Les clichés ont la vie dure. C’est d’ailleurs pour ça qu’ils existent, construits lentement au fil du temps comme autant de strates déposées par les différentes époques historiques. Qu’est-ce que symbolisent mieux les Français que le béret et la baguette ? Parfois, le cliché colle toujours à la réalité. La baguette reste toujours un élément majeur de la vie quotidienne des Français. Ce n’est d’ailleurs pas la baguette mais plutôt les baguettes tant les offres fantaisies des boulangers sont nombreuses (épi, tradition, Charlemagne, polka, couronne…) sont toujours très présentes dans les étals de nos boulangeries. Le béret se fait beaucoup plus rare sauf dans certaines régions ou lors des matches de rugby.
Parmi les autres clichés, les Français ne travaillent pas beaucoup ou dit autrement sont assez fainéants.
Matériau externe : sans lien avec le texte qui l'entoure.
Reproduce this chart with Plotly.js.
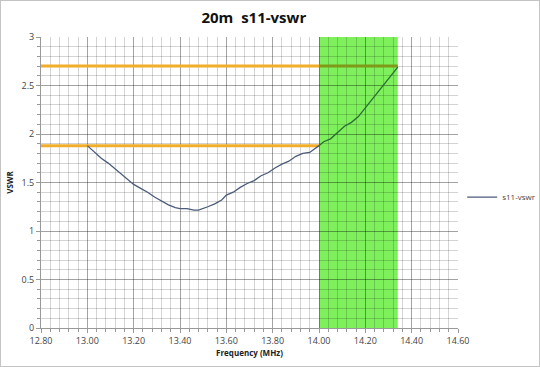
<!DOCTYPE html>
<html>
<head>
<meta charset="utf-8">
<script src="https://cdn.plot.ly/plotly-3.0.1.min.js"></script>
<style>
html,body{margin:0;padding:0;background:#fff;}
#wrap{width:540px;height:367px;box-sizing:border-box;border:1px solid #c4c4c4;}
#chart{width:538px;height:365px;}
</style>
</head>
<body>
<div id="wrap"><div id="chart"></div></div>
<script>
// Frequency (MHz) and measured VSWR
const freq = [13.00,13.03,13.06,13.09,13.12,13.15,13.18,13.20,13.23,13.26,13.29,13.32,13.35,13.38,13.40,13.43,13.46,13.48,13.50,13.52,13.55,13.58,13.60,13.63,13.66,13.69,13.72,13.75,13.78,13.81,13.84,13.87,13.90,13.93,13.96,14.00,14.02,14.05,14.08,14.11,14.14,14.17,14.20,14.23,14.26,14.29,14.32,14.34];
const vswr = [1.88,1.81,1.75,1.70,1.64,1.59,1.53,1.48,1.44,1.40,1.35,1.31,1.27,1.24,1.23,1.23,1.215,1.215,1.23,1.25,1.28,1.32,1.37,1.40,1.45,1.49,1.52,1.57,1.60,1.65,1.69,1.72,1.77,1.80,1.81,1.88,1.92,1.95,2.02,2.08,2.12,2.18,2.27,2.36,2.45,2.54,2.62,2.69];
// band edges (MHz) and reference VSWR levels
const bandStart = 14.00, bandEnd = 14.34;
const levelHigh = 2.70, levelLow = 1.88;
const xMin = 12.80, xMax = 14.60, yMin = 0, yMax = 3;

// split series at band edge (for colour inside the green band)
const outF = [], outV = [], inF = [], inV = [];
freq.forEach(function(f, i){
  if (f <= bandStart) { outF.push(f); outV.push(vswr[i]); }
  if (f >= bandStart) { inF.push(f); inV.push(vswr[i]); }
});

const orange = '#f0ae2a', orangeInBand = '#7f9a18';
const traces = [
  {x:[xMin, bandStart], y:[levelHigh, levelHigh], mode:'lines', line:{color:orange, width:3}, showlegend:false, hoverinfo:'skip'},
  {x:[bandStart, bandEnd], y:[levelHigh, levelHigh], mode:'lines', line:{color:orangeInBand, width:3}, showlegend:false, hoverinfo:'skip'},
  {x:[xMin, bandStart], y:[levelLow, levelLow], mode:'lines', line:{color:orange, width:3}, showlegend:false, hoverinfo:'skip'},
  {x:inF, y:inV, mode:'lines', line:{color:'#2a6e34', width:1.3}, showlegend:false, hoverinfo:'skip'},
  {x:outF, y:outV, mode:'lines', name:'s11-vswr', line:{color:'#4b5b7a', width:1.3}}
];

const fontFam = '"Open Sans", "Liberation Sans", sans-serif';
const layout = {
  width:538, height:365,
  margin:{l:40, r:81, t:36, b:38, autoexpand:false},
  paper_bgcolor:'#fff', plot_bgcolor:'#fff',
  font:{family:fontFam, color:'#444', size:9},
  title:{text:'<b>20m  s11-vswr</b>', font:{size:15, color:'#111', family:fontFam}, x:0.47, xanchor:'center', y:0.955, yanchor:'middle'},
  xaxis:{range:[xMin,xMax], dtick:0.2, tick0:12.8, tickformat:'.2f', showgrid:true, gridcolor:'rgba(0,0,0,0.36)', gridwidth:1,
    minor:{dtick:0.04, showgrid:true, gridcolor:'rgba(0,0,0,0.17)', ticks:'outside', ticklen:3, tickcolor:'#999'},
    ticks:'outside', ticklen:4, tickcolor:'#999', showline:true, linecolor:'#999', zeroline:false,
    tickfont:{size:9, color:'#444'},
    title:{text:'<b>Frequency (MHz)</b>', font:{size:8, color:'#222'}, standoff:4}},
  yaxis:{range:[yMin,yMax], dtick:0.5, showgrid:true, gridcolor:'rgba(0,0,0,0.36)', gridwidth:1,
    minor:{dtick:0.1, showgrid:true, gridcolor:'rgba(0,0,0,0.17)', ticks:'outside', ticklen:3, tickcolor:'#999'},
    ticks:'outside', ticklen:4, tickcolor:'#999', showline:true, linecolor:'#999', zeroline:false,
    tickfont:{size:9, color:'#444'},
    title:{text:'<b>VSWR</b>', font:{size:8, color:'#222'}, standoff:6}},
  shapes:[
    {type:'rect', xref:'x', yref:'y', x0:bandStart, x1:bandEnd, y0:yMin, y1:yMax, fillcolor:'rgb(126,240,92)', opacity:1, line:{width:0}, layer:'below'}
  ],
  legend:{x:1.01, y:0.45, xanchor:'left', yanchor:'middle', font:{size:8, color:'#444'}, bgcolor:'rgba(0,0,0,0)', itemwidth:30, tracegroupgap:0}
};

Plotly.newPlot('chart', traces, layout, {displayModeBar:false, staticPlot:true});
</script>
</body>
</html>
Début 2014, on se souvient des déclarations tonitruantes du patron américain Maurice Taylor lorsqu’il s’était agi de racheter le site Goodyear d’Amiens. Il avait alors envoyé une lettre à Arnaud Montebourg pour fustiger les « soi-disant salariés » qui ne « travaillent que trois heures par jour ».
Bis repitita placent, près de deux ans plus tard. Là il ne s’agit plus d’un patron grossier et rustre mais d’un candidat aux primaires républicaines pour les élections présidentielles 2016, en l’occurrence Jeb Bush, le frère de George W. et le fils de George H. W. Il ne s’agit plus de trois heures par jour mais trois jours par semaine. Un certain progrès d’une certaine manière car cela représente un travail hebdomadaire de 24 heures selon le candidat contre seulement 15 heures pour celui qui aurait bien aimé appliquer les lois du taylorisme dans l’usine d’Amiens.
L’ambassadeur de France Gérard Araud – apparemment fan de Tintin et Lincoln – a normalement et justement réagi en se fendant d’un tweet expliquant que les Français travaillaient même plus que les Allemands. Les Américains apprécieront. Et d’un autre en vantant les mérites du modèle social français avec l’illustration sur les dispositions liées à la maternité. Cela ne peut servir d’excuse à Jeb Bush mais les Français ne sont pas avares en clichés sur les Américains.
Toujours est-il que, un peu lent à la détente, le candidat républicain s’est confondu en excuses – comme savent le faire les Américains (cliché ? NDLR). Lors d’un déplacement dans le New Hampshire, Jeb Bush a donc officiellement fait amende honorable : « I made the mistake of saying that the Congress operates on a French workweek,” a-t-il expliqué à un journaliste de Time magazine. “I really did a disservice to the French.(…) “So, my God, I totally insulted an entire country – our first ally, that helped us become free as a nation. And I apologize. That did a huge disservice to France.”
L’incident est donc clos et l’ambassadeur de France a absout le candidat avec un tweet ponctuant cet épisode qui s’apparente à une tempête dans un verre d’eau plus qu’à un incident diplomatique.
Que sortira-t-il de tout cela ? Que les Américains penseront toujours que les Français ne travaillent pas beaucoup. C’est là la force des clichés. Ils résistent à l’usure du temps et des faits.
Ces excuses suffiront-elles à relancer la campagne du frère de W ? On peut en douter.